Record-Courier staff writer

The details changed, but the story stayed the same for Kent State.

One week after paying attention to detail in a win to open their Mid-American Conference season, the Golden Flashes returned to their self-destructive ways in a 31-15 loss at Baylor on Saturday.

That kind of inconsistency that has become the staple of Kent State football.

Led by true freshman quarterback Spencer Keith and another 100-yard performance by running back Jacquise Terry, the Flashes moved the ball up and down the field against the Bears. On defense, KSU’s team speed kept giving the ball back to the Flashes’ offense by forcing a string of three-and-outs.

Instead of taking advantage of all the opportunities they created, the Flashes kept beating themselves just as they have so many times in the past.

An illegal block in the back by wide receiver Anthony Bowman robbed KSU of a first-and-goal in the first quarter. On the same drive, an illegal block in the back by another wide receiver, Derek McBryde, took a game-tying touchdown off of the board.

In the first half alone, the Flashes were called for eight penalties costing them 81 yards. Those are big numbers for an entire game. KSU finished with nine penalties for 96 yards, and two of those were roughing-the-punter calls that gave the ball right back to the Bears after two more three-and-outs.

Penalties were only part of the problem.

KSU had a field goal and an extra point blocked.

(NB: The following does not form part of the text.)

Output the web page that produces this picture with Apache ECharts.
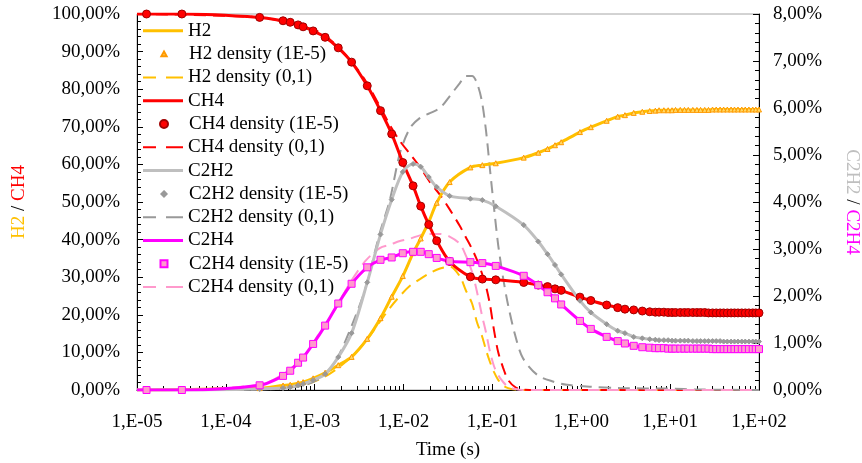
<!DOCTYPE html>
<html>
<head>
<meta charset="utf-8">
<script src="https://cdn.jsdelivr.net/npm/echarts@6/dist/echarts.min.js"></script>
<style>
html, body { margin: 0; padding: 0; background: #fff; }
#chart { width: 862px; height: 463px; }
</style>
</head>
<body>
<div id="chart"></div>
<script>
// time points of the 1E-5 run (s)
var times = [1e-5, 1.28e-5, 3.2e-5, 2.4e-4, 4.4e-4, 5.3e-4, 6.5e-4, 7.4e-4, 9.6e-4, 1.31e-3,
  1.84e-3, 2.6e-3, 3.9e-3, 5.5e-3, 7.35e-3, 9.8e-3, 1.28e-2, 1.56e-2, 1.92e-2, 2.36e-2,
  3.3e-2, 5.65e-2, 7.7e-2, 0.109, 0.225, 0.328, 0.417, 0.506, 0.594, 0.966,
  1.28, 1.93, 2.57, 3.1, 3.89, 4.86, 5.89, 6.81,
  7.5, 8.5, 9.5, 10.5, 11.5, 13, 14.5, 16, 18, 20, 22, 24.5, 27, 30, 33, 36.5, 40, 44, 48.5,
  53, 58, 64, 70, 77, 85, 92, 100];
// left axis (%)
var h2 = [0, 0, 0.1, 0.5, 1.2, 1.4, 1.8, 2.1, 3.1, 4.6,
  6.6, 8.8, 13.6, 19.1, 24.8, 30.3, 36.4, 40.3, 44.7, 49.8,
  55.3, 59.2, 59.8, 60.3, 61.8, 63.1, 64.1, 65.1, 65.9, 68.6,
  69.9, 71.6, 72.7, 73.1, 73.7, 74.0, 74.2, 74.3,
  74.4, 74.4, 74.4, 74.4, 74.5, 74.5, 74.5, 74.5, 74.5, 74.5, 74.5, 74.5, 74.5, 74.6, 74.6, 74.6, 74.6, 74.6, 74.6,
  74.6, 74.6, 74.6, 74.6, 74.6, 74.6, 74.6, 74.6];
var ch4 = [100, 100, 100, 99.1, 98.2, 97.8, 97.1, 96.6, 95.5, 93.8,
  91.0, 87.2, 80.9, 74.3, 68.1, 60.5, 54.3, 48.9, 44.0, 39.7,
  34.2, 30.1, 29.5, 29.3, 28.6, 27.9, 27.5, 26.9, 26.5, 24.7,
  23.8, 22.6, 21.9, 21.5, 21.3, 21.0, 20.8, 20.7,
  20.7, 20.7, 20.6, 20.6, 20.6, 20.6, 20.6, 20.6, 20.6, 20.6, 20.6, 20.6, 20.5, 20.5, 20.5, 20.5, 20.5, 20.5, 20.5,
  20.5, 20.5, 20.5, 20.5, 20.5, 20.5, 20.5, 20.5];
// right axis (%)
var c2h2 = [0, 0, 0, 0.02, 0.04, 0.06, 0.10, 0.13, 0.21, 0.34,
  0.70, 1.21, 2.29, 3.31, 4.05, 4.64, 4.81, 4.75, 4.53, 4.32,
  4.13, 4.07, 4.04, 3.91, 3.51, 3.16, 2.89, 2.66, 2.46, 1.90,
  1.65, 1.40, 1.26, 1.21, 1.13, 1.10, 1.08, 1.07,
  1.06, 1.06, 1.06, 1.05, 1.05, 1.05, 1.05, 1.05, 1.04, 1.04, 1.04, 1.04, 1.04, 1.04, 1.04, 1.04, 1.03, 1.03, 1.03,
  1.03, 1.03, 1.03, 1.03, 1.03, 1.03, 1.03, 1.03];
var c2h4 = [0, 0, 0, 0.10, 0.30, 0.41, 0.58, 0.69, 0.98, 1.37,
  1.84, 2.26, 2.61, 2.77, 2.82, 2.91, 2.94, 2.94, 2.89, 2.81,
  2.74, 2.72, 2.70, 2.64, 2.43, 2.23, 2.08, 1.95, 1.82, 1.47,
  1.30, 1.13, 1.04, 0.99, 0.94, 0.91, 0.90, 0.89,
  0.89, 0.89, 0.88, 0.88, 0.88, 0.88, 0.88, 0.88, 0.88, 0.88, 0.88, 0.88, 0.88, 0.87, 0.87, 0.87, 0.87, 0.87, 0.87,
  0.87, 0.87, 0.87, 0.87, 0.87, 0.87, 0.87, 0.87];

// (0,1) run
var timesCoarse = [1e-5, 2.4e-4, 6.8e-4, 1.15e-3, 1.7e-3, 2.5e-3, 3.7e-3, 5.4e-3, 7e-3, 9.1e-3,
  1.18e-2, 1.53e-2, 1.98e-2, 2.57e-2, 3.33e-2, 4.3e-2, 5e-2, 5.9e-2, 6.7e-2, 7.6e-2,
  8.5e-2, 9.4e-2, 0.104, 0.116, 0.132, 0.15, 0.18, 0.22, 0.32, 0.48,
  0.69, 1.25, 2.7, 9.2, 22, 100];
var h2Coarse = [0, 0.3, 1.1, 2.9, 5.3, 8.5, 12.8, 18.1, 21.8, 25.0,
  27.7, 29.5, 31.1, 32.3, 32.8, 30.2, 26.6, 23.0, 18.0, 14.5,
  10.5, 7.4, 4.8, 2.7, 1.2, 0.5, 0.1, 0, 0, 0,
  0, 0, 0, 0, 0, 0];
var ch4Coarse = [100, 99.1, 96.9, 95.1, 92.0, 87.8, 82.4, 75.5, 70.5, 66.2,
  62.8, 59.3, 55.3, 51.9, 47.9, 43.6, 40.7, 37.5, 34.6, 31.1,
  27.4, 22.6, 16.0, 10.1, 5.9, 2.7, 0.8, 0.1, 0, 0,
  0, 0, 0, 0, 0, 0];
var c2h2Coarse = [0, 0.01, 0.08, 0.25, 0.60, 1.28, 2.15, 3.34, 4.04, 5.04,
  5.57, 5.79, 5.89, 6.0, 6.26, 6.53, 6.68, 6.68, 6.53, 6.15,
  5.49, 4.68, 3.89, 3.09, 2.38, 1.81, 1.17, 0.68, 0.32, 0.18,
  0.11, 0.07, 0.04, 0.03, 0.01, 0];
var c2h4Coarse = [0, 0.11, 0.62, 1.23, 1.72, 2.28, 2.74, 3.02, 3.09, 3.17,
  3.22, 3.29, 3.32, 3.32, 3.26, 3.11, 2.87, 2.51, 2.09, 1.60,
  1.21, 0.81, 0.51, 0.32, 0.17, 0.07, 0.02, 0, 0, 0,
  0, 0, 0, 0, 0, 0];

var legendNames = ["H2", "H2 density (1E-5)", "H2 density (0,1)",
  "CH4", "CH4 density (1E-5)", "CH4 density (0,1)",
  "C2H2", "C2H2 density (1E-5)", "C2H2 density (0,1)",
  "C2H4", "C2H4 density (1E-5)", "C2H4 density (0,1)"];

var FONT = "Liberation Serif";

// legend icons, drawn in a 40x14 box (the two leading moves fix the box)
var BOX = "path://M0,0M40,14";
var ICON_SOLID = BOX + "M0,5.5h40v3h-40z";
var ICON_DASH = BOX + "M0,6h13v2h-13zM23,6h17v2h-17z";
var legendIcons = [
  ICON_SOLID, BOX + "M20,4.5L22.6,9.2L17.4,9.2Z", ICON_DASH,
  ICON_SOLID, BOX + "M24,7A4,4,0,1,1,16,7A4,4,0,1,1,24,7Z", ICON_DASH,
  ICON_SOLID, BOX + "M20,4.4L22.6,7L20,9.6L17.4,7Z", ICON_DASH,
  ICON_SOLID, BOX + "M16.5,3.5h7v7h-7z", ICON_DASH
];

function pts(ts, vs) {
  return ts.map(function (t, i) { return [t, vs[i]]; });
}

function solid(name, vs, color, yIdx) {
  return {
    name: name, type: "line", yAxisIndex: yIdx, data: pts(times, vs),
    symbol: "none", smooth: 0.3, z: 3,
    lineStyle: { color: color, width: 3 }, itemStyle: { color: color }
  };
}
function dots(name, vs, symbol, size, fill, border, yIdx) {
  return {
    name: name, type: "scatter", yAxisIndex: yIdx, data: pts(times.slice(1), vs.slice(1)),
    symbol: symbol, symbolSize: size, clip: false, z: 4,
    itemStyle: { color: fill, borderColor: border, borderWidth: 1, opacity: 1 }
  };
}
function dashed(name, vs, color, yIdx) {
  return {
    name: name, type: "line", yAxisIndex: yIdx, data: pts(timesCoarse, vs),
    symbol: "none", smooth: 0.3, z: 2,
    lineStyle: { color: color, width: 2, type: [12, 7] }, itemStyle: { color: color }
  };
}

var legends = legendNames.map(function (n, i) {
  return {
    data: [{ name: n, icon: legendIcons[i] }],
    left: 143, top: 28.3 + i * 23.3 - 7, itemWidth: 40, itemHeight: 14,
    padding: 0, selectedMode: false,
    textStyle: { fontFamily: FONT, fontSize: 19, color: "#000" }
  };
});

function pct(v) { return v.toFixed(2).replace(".", ",") + "%"; }

var chart = echarts.init(document.getElementById("chart"));
chart.setOption({
  animation: false,
  backgroundColor: "#fff",
  legend: legends,
  grid: {
    left: 137, right: 103, top: 14, bottom: 73, outerBoundsMode: "none",
    show: true, borderColor: "#a6a6a6", borderWidth: 1
  },
  xAxis: {
    type: "log", logBase: 10, min: 1e-5, max: 100, splitNumber: 7,
    name: "Time (s)", nameLocation: "middle", nameGap: 51,
    nameTextStyle: { fontFamily: FONT, fontSize: 19, color: "#000" },
    axisLine: { lineStyle: { color: "#000", width: 1 } },
    axisTick: { inside: true, length: 6, lineStyle: { color: "#000" } },
    minorTick: { show: true, splitNumber: 9, length: 4, lineStyle: { color: "#000" } },
    splitLine: { show: false },
    axisLabel: {
      margin: 23, fontFamily: FONT, fontSize: 19, color: "#000",
      formatter: function (v) {
        var e = Math.round(Math.log10(v));
        var a = Math.abs(e);
        return "1,E" + (e < 0 ? "-" : "+") + (a < 10 ? "0" : "") + a;
      }
    }
  },
  yAxis: [{
    type: "value", min: 0, max: 100, interval: 10, position: "left",
    name: "{a|H2} / {b|CH4}", nameLocation: "middle", nameGap: 108,
    nameTextStyle: {
      fontFamily: FONT, fontSize: 19, color: "#000",
      rich: { a: { color: "#FFC000", fontFamily: FONT, fontSize: 19 }, b: { color: "#FF0000", fontFamily: FONT, fontSize: 19 } }
    },
    axisLine: { show: true, lineStyle: { color: "#000", width: 1 } },
    axisTick: { show: true, inside: true, length: 6, lineStyle: { color: "#000" } },
    minorTick: { show: true, splitNumber: 5, length: 4, lineStyle: { color: "#000" } },
    splitLine: { show: false },
    axisLabel: { margin: 17, fontFamily: FONT, fontSize: 19, color: "#000", formatter: pct }
  }, {
    type: "value", min: 0, max: 8, interval: 1, position: "right",
    name: "{a|C2H2} / {b|C2H4}", nameLocation: "middle", nameGap: 83, nameRotate: -90,
    nameTextStyle: {
      fontFamily: FONT, fontSize: 19, color: "#000",
      rich: { a: { color: "#BFBFBF", fontFamily: FONT, fontSize: 19 }, b: { color: "#FF00FF", fontFamily: FONT, fontSize: 19 } }
    },
    axisLine: { show: true, lineStyle: { color: "#000", width: 1 } },
    axisTick: { show: true, inside: true, length: 6, lineStyle: { color: "#000" } },
    minorTick: { show: true, splitNumber: 5, length: 4, lineStyle: { color: "#000" } },
    splitLine: { show: false },
    axisLabel: { margin: 14, fontFamily: FONT, fontSize: 19, color: "#000", formatter: pct }
  }],
  series: [
    dashed("H2 density (0,1)", h2Coarse, "#FFC000", 0),
    dashed("CH4 density (0,1)", ch4Coarse, "#FF0000", 0),
    dashed("C2H2 density (0,1)", c2h2Coarse, "#999999", 1),
    dashed("C2H4 density (0,1)", c2h4Coarse, "#FF99CC", 1),
    solid("H2", h2, "#FFC000", 0),
    solid("CH4", ch4, "#FF0000", 0),
    solid("C2H2", c2h2, "#BFBFBF", 1),
    solid("C2H4", c2h4, "#FF00FF", 1),
    dots("H2 density (1E-5)", h2, "triangle", 5, "#FFD966", "#FF9900", 0),
    dots("CH4 density (1E-5)", ch4, "circle", 8, "#FF0000", "#A00000", 0),
    dots("C2H2 density (1E-5)", c2h2, "diamond", 5, "#999999", "#999999", 1),
    dots("C2H4 density (1E-5)", c2h4, "rect", 7, "#FF99CC", "#FF00FF", 1)
  ]
});
</script>
</body>
</html>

Freshman kicker Freddy Cortez missed another field-goal attempt in the second half wide left.

Trailing 28-13 in the fourth quarter, KSU head coach Doug Martin asked the field-goal unit to fake a field goal on fourth-and-2. Anthony Magazu came up one yard short on the play that Baylor defended as if it had to seen the fake coming.

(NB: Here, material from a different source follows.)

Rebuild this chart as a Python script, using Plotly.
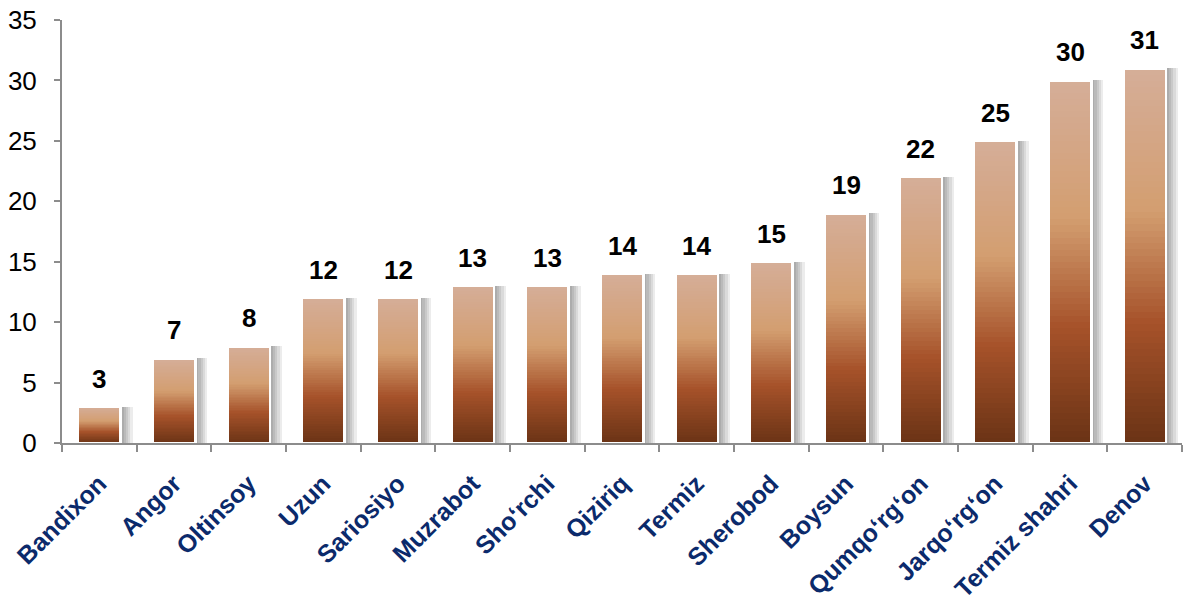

Score just once on their four trips into the red zone and KSU would have had a chance to win.

But the history of Kent State football is filled with woulds and shoulds.

The reality is the Flashes could only manage two scores. They put the game’s first points on the scoreboard on a pretty double-pass of 35 yards from wide receiver Leneric Muldrow to Jameson Konz.

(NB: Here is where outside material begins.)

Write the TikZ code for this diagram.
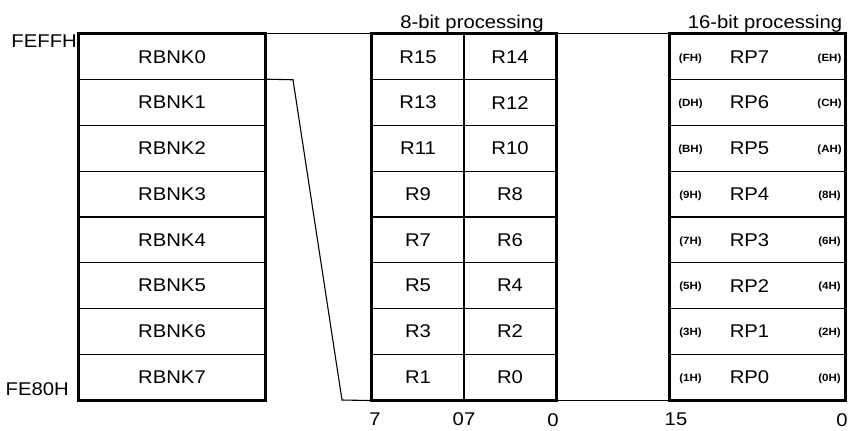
\documentclass[tikz,border=0pt]{standalone}
\usepackage{fontspec}
\setmainfont{Liberation Sans}[FakeStretch=1.1]
\newcommand\bigtxt{\fontsize{18.5}{21}\selectfont}
\newcommand\smalltxt{\fontsize{10.5}{12}\selectfont\bfseries}
\begin{document}
\begin{tikzpicture}[x=1bp,y=-1bp,
  cell/.style={draw, line width=1.1bp, minimum height=45.75bp, inner sep=0pt, font=\bigtxt},
  txt/.style={inner sep=0pt, font=\bigtxt},
  smalllab/.style={inner sep=0pt, font=\smalltxt},
  thickbox/.style={line width=2.8bp},
  conn/.style={line width=1.1bp}]
\useasboundingbox (0,0) rectangle (851,430);
% left bank column
\foreach \i in {0,...,7}{
  \node[cell, minimum width=186bp] (rb\i) at (172,{34+45.75*(\i+0.5)}) {RBNK\i};
}
\draw[thickbox] (rb0.north west) rectangle (rb7.south east);
% 8-bit column
\foreach \j/\a/\b in {0/R15/R14,1/R13/R12,2/R11/R10,3/R9/R8,4/R7/R6,5/R5/R4,6/R3/R2,7/R1/R0}{
  \node[cell, minimum width=92bp] (ml\j) at (418,{34+45.75*(\j+0.5)}) {\a};
  \node[cell, minimum width=92bp] (mr\j) at (510,{34+45.75*(\j+0.5)}) {\b};
}
\draw[thickbox] (ml0.north west) rectangle (mr7.south east);
% 16-bit column
\foreach \j/\h/\p/\l in {0/FH/RP7/EH,1/DH/RP6/CH,2/BH/RP5/AH,3/9H/RP4/8H,4/7H/RP3/6H,5/5H/RP2/4H,6/3H/RP1/2H,7/1H/RP0/0H}{
  \node[cell, minimum width=175bp] (rr\j) at (757.5,{34+45.75*(\j+0.5)}) {};
  \node[smalllab] (hi\j) at ([xshift=21bp,yshift=-1.5bp]rr\j.west) {(\h)};
  \node[txt] (rp\j) at ([xshift=-8bp]rr\j.center) {\p};
  \node[smalllab] (lo\j) at ([xshift=-16bp,yshift=-1.5bp]rr\j.east) {(\l)};
}
\draw[thickbox] (rr0.north west) rectangle (rr7.south east);
% connectors
\coordinate (bend) at (293,79.75);
\coordinate (foot) at (342,400);
\draw[conn] (rb0.north east) -- (ml0.north west);
\draw[conn] (rb1.north east) -- (bend) -- (foot) -- (ml7.south west);
\draw[conn] (mr0.north east) -- (rr0.north west);
\draw[conn] (mr7.south east) -- (rr7.south west);
% labels
\node[txt, anchor=base east] (ffh) at (77,47) {FEFFH};
\node[txt, anchor=base east] (e80) at (69,395) {FE80H};
\node[txt, anchor=base] (t8) at (472,28) {8-bit processing};
\node[txt, anchor=base] (t16) at (765,28) {16-bit processing};
\node[txt, anchor=base] (n7) at (375,425) {7};
\node[txt, anchor=base] (n07) at (464,425) {07};
\node[txt, anchor=base] (n0a) at (553,426) {0};
\node[txt, anchor=base] (n15) at (676,425) {15};
\node[txt, anchor=base] (n0b) at (842,426) {0};
\end{tikzpicture}
\end{document}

Baylor took a 21-7 lead into the half thanks to a 1-yard touchdown run by Jerod Monk in the first quarter and scoring runs of six yards by true freshman quarterback Nick Florence and 45 yards by running back Jarred Salubi in the second quarter

After the half, Baylor’s offense did absolutely nothing. Cut out their first drive of the second half and final drive of the game and the Bears managed just 16 yards.

Terry cut the lead to 28-13 on a 61-yard touchdown run. The extra point was blocked.

Defense kept the Flashes in the game with a safety, tackling Baylor’s Terrance Ganaway in the end zone early in the fourth quarter. Despite several promising drives, KSU never managed to cut further into the Bears two-possession lead.